▶ **Task directions**: Leave out the pictures and print only the lines from the one with "Recreate this image" through the one with "from bokeh.resources import INLINE", exactly as they are.

----

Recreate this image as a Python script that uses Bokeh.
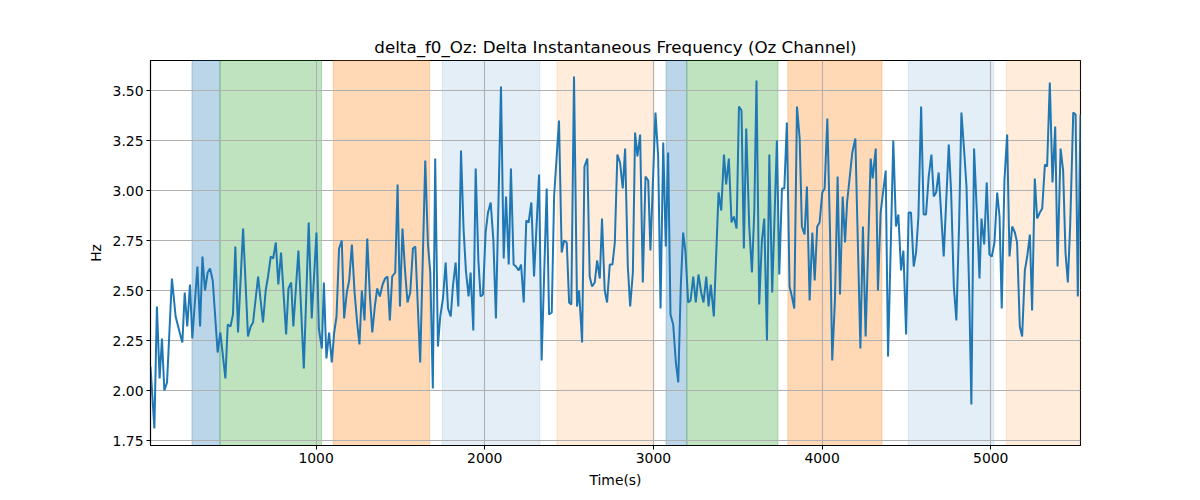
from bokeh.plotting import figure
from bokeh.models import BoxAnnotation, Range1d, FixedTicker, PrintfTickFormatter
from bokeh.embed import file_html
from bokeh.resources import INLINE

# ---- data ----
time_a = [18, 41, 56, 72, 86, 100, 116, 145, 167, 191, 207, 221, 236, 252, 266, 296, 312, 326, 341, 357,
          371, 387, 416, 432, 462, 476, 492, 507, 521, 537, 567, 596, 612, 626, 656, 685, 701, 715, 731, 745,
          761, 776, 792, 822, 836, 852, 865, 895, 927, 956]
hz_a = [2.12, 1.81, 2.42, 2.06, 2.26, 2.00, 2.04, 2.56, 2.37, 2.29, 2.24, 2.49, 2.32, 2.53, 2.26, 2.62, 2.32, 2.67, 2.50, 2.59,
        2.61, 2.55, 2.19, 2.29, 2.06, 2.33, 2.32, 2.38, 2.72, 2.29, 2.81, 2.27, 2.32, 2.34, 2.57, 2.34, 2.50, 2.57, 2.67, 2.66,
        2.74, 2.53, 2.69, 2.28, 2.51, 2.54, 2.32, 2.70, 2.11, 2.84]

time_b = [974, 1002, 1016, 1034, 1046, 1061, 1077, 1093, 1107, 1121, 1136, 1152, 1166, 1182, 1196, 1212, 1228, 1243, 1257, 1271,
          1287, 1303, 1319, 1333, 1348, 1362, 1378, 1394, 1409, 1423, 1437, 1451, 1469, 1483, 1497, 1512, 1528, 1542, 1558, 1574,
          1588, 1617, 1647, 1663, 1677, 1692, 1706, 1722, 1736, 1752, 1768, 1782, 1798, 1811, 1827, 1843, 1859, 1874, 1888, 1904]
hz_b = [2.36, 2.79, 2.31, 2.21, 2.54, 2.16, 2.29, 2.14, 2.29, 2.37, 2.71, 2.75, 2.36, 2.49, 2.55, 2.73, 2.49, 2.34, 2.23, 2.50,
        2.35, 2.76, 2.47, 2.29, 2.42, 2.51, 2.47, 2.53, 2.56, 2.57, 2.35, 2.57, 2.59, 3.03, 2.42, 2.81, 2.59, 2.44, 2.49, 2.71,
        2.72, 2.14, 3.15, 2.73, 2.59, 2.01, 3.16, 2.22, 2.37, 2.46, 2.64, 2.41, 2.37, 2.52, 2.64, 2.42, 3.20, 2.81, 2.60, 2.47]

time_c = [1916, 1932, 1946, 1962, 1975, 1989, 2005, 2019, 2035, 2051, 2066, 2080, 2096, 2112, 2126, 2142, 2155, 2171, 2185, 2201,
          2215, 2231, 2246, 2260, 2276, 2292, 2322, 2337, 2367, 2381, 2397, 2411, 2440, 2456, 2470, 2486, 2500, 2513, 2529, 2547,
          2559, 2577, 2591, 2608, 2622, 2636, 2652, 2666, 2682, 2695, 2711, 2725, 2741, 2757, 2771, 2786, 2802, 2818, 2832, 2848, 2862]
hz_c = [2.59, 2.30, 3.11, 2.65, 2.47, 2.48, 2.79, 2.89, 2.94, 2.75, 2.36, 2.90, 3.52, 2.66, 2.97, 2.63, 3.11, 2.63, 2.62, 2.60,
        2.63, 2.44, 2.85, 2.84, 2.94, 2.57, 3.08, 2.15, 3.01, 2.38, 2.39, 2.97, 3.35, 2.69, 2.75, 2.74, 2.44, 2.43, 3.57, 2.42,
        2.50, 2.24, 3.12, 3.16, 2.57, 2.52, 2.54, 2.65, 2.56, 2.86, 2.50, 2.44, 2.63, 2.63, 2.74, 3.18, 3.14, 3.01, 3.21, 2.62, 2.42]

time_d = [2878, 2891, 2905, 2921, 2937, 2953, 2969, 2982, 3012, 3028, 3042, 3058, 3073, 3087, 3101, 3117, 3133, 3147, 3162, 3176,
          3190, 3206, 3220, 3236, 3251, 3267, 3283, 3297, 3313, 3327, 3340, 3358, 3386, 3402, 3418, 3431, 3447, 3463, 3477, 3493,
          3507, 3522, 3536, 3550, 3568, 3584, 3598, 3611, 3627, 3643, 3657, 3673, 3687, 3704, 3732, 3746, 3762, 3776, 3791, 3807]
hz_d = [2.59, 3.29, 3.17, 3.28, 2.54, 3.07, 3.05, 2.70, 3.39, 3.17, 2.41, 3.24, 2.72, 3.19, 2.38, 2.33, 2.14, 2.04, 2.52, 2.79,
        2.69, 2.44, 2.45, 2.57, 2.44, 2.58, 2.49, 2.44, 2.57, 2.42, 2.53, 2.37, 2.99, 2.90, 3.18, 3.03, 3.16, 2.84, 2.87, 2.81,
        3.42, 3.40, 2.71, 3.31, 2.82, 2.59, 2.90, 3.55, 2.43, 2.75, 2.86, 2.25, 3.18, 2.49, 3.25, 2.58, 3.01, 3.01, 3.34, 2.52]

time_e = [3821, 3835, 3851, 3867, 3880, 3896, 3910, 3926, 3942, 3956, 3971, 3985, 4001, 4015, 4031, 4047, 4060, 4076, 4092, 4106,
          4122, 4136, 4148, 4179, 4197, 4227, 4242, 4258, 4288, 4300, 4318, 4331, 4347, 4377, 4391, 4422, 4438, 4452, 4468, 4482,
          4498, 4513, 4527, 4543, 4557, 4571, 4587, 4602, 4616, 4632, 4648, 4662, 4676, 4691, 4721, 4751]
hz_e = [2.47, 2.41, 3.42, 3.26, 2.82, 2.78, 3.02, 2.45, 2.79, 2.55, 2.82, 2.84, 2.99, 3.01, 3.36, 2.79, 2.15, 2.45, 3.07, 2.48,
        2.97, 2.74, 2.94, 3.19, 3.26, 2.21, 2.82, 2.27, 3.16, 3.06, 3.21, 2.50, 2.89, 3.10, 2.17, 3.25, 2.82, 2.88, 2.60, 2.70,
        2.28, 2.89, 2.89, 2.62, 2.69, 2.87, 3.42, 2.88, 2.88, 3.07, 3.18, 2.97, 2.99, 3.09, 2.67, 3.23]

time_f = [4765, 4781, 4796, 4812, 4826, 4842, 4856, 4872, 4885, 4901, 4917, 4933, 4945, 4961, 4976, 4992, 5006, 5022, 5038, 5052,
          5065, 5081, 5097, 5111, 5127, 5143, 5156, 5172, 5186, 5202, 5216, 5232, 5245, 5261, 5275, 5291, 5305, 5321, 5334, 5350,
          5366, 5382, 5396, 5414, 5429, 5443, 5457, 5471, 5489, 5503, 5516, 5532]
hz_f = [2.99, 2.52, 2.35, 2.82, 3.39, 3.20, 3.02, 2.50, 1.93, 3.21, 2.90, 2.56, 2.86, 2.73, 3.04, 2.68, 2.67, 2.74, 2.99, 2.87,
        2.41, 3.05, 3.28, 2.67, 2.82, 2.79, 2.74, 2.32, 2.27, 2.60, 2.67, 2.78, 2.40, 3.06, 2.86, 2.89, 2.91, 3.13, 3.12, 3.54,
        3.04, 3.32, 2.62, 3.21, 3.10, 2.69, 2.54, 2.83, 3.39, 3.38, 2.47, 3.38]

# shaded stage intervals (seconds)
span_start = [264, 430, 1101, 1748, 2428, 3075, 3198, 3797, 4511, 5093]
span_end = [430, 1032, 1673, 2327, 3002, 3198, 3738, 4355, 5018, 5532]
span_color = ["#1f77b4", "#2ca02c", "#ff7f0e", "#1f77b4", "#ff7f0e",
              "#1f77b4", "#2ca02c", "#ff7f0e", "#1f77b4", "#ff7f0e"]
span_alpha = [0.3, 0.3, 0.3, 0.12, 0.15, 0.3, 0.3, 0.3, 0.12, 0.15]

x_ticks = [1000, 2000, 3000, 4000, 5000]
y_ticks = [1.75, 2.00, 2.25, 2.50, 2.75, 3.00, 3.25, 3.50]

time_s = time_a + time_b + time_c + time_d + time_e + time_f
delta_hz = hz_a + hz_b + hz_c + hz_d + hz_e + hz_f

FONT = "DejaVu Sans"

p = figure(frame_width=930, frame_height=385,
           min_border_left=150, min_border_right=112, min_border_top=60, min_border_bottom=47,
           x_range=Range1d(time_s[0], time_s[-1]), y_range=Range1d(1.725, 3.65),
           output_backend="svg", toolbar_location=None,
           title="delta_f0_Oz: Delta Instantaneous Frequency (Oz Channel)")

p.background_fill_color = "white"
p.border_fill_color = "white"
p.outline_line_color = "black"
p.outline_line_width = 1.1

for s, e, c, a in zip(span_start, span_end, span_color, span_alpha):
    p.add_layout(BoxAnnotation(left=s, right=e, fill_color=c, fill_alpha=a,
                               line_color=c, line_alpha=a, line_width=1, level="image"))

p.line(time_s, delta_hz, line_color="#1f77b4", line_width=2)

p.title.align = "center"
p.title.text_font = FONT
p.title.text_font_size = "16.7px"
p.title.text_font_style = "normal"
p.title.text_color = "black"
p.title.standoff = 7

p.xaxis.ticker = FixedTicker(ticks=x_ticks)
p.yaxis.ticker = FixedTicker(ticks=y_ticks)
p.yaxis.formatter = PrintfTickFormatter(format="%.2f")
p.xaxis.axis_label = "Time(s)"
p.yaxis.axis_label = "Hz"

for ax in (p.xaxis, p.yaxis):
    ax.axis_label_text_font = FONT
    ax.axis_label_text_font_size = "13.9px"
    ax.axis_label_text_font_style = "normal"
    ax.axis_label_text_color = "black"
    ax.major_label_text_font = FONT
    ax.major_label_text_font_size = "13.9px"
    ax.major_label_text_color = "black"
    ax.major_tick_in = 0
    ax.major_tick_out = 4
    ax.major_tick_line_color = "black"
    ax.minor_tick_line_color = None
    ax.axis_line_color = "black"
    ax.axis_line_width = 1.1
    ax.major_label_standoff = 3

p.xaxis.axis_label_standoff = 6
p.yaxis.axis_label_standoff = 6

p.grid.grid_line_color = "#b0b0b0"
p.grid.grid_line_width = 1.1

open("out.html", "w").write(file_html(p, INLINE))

----

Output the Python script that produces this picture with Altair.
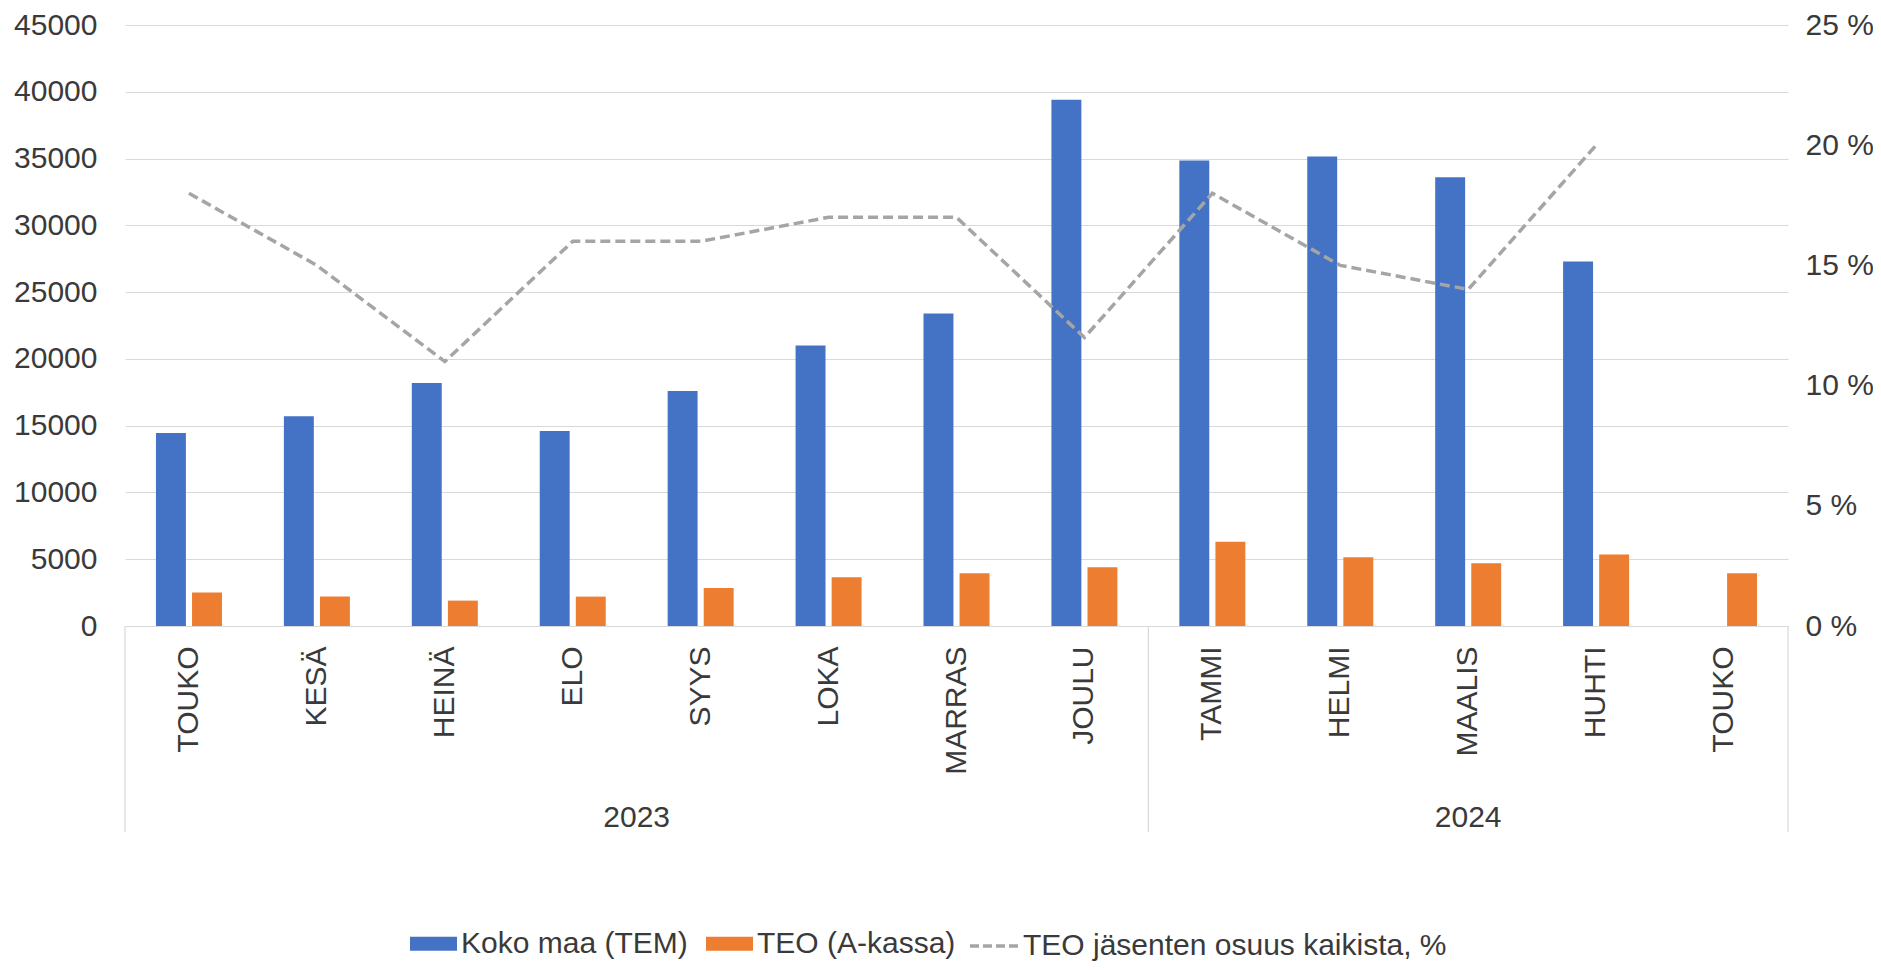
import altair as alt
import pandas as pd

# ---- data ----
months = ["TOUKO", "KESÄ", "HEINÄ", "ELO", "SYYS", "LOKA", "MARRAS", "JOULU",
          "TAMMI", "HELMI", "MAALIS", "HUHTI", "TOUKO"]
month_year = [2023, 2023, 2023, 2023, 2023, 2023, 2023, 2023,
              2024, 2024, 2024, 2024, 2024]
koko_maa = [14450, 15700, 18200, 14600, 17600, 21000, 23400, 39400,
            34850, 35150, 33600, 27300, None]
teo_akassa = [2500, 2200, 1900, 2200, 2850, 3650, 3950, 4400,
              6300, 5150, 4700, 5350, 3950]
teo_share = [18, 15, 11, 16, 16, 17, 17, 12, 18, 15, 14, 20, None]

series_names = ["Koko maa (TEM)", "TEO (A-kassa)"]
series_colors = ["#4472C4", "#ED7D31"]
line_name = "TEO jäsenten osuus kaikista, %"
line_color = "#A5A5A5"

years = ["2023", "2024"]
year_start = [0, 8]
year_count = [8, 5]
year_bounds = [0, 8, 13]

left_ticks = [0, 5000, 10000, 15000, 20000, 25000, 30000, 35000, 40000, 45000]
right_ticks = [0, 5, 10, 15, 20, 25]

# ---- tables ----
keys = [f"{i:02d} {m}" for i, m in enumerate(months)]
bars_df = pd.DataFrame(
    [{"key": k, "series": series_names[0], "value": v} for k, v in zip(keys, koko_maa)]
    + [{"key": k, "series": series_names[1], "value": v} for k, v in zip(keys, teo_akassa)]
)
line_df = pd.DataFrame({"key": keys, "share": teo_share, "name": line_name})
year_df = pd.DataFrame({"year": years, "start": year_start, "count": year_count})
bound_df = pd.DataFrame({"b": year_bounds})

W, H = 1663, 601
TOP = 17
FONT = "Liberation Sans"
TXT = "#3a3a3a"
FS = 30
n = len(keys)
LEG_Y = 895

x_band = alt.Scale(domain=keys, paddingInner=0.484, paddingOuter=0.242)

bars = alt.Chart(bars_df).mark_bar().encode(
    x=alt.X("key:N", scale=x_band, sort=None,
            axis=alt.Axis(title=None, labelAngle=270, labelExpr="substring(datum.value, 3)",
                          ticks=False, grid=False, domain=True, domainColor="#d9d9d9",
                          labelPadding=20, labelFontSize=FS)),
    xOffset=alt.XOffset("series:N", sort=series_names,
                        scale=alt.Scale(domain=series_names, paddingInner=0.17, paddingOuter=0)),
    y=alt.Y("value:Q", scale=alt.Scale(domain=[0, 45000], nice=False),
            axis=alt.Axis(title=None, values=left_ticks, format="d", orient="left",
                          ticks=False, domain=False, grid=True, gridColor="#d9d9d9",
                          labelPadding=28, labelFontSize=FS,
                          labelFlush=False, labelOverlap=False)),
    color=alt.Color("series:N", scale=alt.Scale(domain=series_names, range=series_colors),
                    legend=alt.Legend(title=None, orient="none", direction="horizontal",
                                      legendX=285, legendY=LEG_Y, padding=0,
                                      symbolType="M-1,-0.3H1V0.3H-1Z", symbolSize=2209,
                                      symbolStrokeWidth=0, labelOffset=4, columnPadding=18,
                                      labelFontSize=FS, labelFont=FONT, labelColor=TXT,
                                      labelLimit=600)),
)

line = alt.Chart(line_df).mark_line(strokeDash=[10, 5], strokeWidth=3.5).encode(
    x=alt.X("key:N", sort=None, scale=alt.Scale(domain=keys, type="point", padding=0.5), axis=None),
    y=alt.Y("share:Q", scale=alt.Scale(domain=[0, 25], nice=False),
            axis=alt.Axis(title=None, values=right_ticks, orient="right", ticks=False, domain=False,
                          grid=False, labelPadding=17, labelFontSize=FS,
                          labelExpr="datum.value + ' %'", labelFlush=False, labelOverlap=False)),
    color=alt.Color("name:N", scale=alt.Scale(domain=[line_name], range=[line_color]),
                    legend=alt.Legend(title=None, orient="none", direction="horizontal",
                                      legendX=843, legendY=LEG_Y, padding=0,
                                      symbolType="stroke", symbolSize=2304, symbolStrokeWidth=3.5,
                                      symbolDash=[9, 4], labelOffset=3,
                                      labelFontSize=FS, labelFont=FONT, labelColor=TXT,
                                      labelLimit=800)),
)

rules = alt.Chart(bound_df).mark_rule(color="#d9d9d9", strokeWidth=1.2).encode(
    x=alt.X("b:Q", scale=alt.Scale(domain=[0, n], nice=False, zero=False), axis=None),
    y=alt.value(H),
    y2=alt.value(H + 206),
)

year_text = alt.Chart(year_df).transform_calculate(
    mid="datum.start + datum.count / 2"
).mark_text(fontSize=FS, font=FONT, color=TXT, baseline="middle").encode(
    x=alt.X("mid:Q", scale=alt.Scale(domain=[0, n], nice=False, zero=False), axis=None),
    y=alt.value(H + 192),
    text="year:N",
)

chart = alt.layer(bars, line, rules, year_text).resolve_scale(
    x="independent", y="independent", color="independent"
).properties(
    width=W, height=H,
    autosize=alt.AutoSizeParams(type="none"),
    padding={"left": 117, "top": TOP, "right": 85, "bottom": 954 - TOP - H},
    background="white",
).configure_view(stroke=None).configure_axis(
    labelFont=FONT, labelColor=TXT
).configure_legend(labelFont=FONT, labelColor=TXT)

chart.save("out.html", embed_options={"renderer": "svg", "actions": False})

----

▶ **Exercise response**:
Recreate this image as a Python script that uses Bokeh.
from bokeh.plotting import figure
from bokeh.models import BoxAnnotation, Range1d, FixedTicker, PrintfTickFormatter
from bokeh.embed import file_html
from bokeh.resources import INLINE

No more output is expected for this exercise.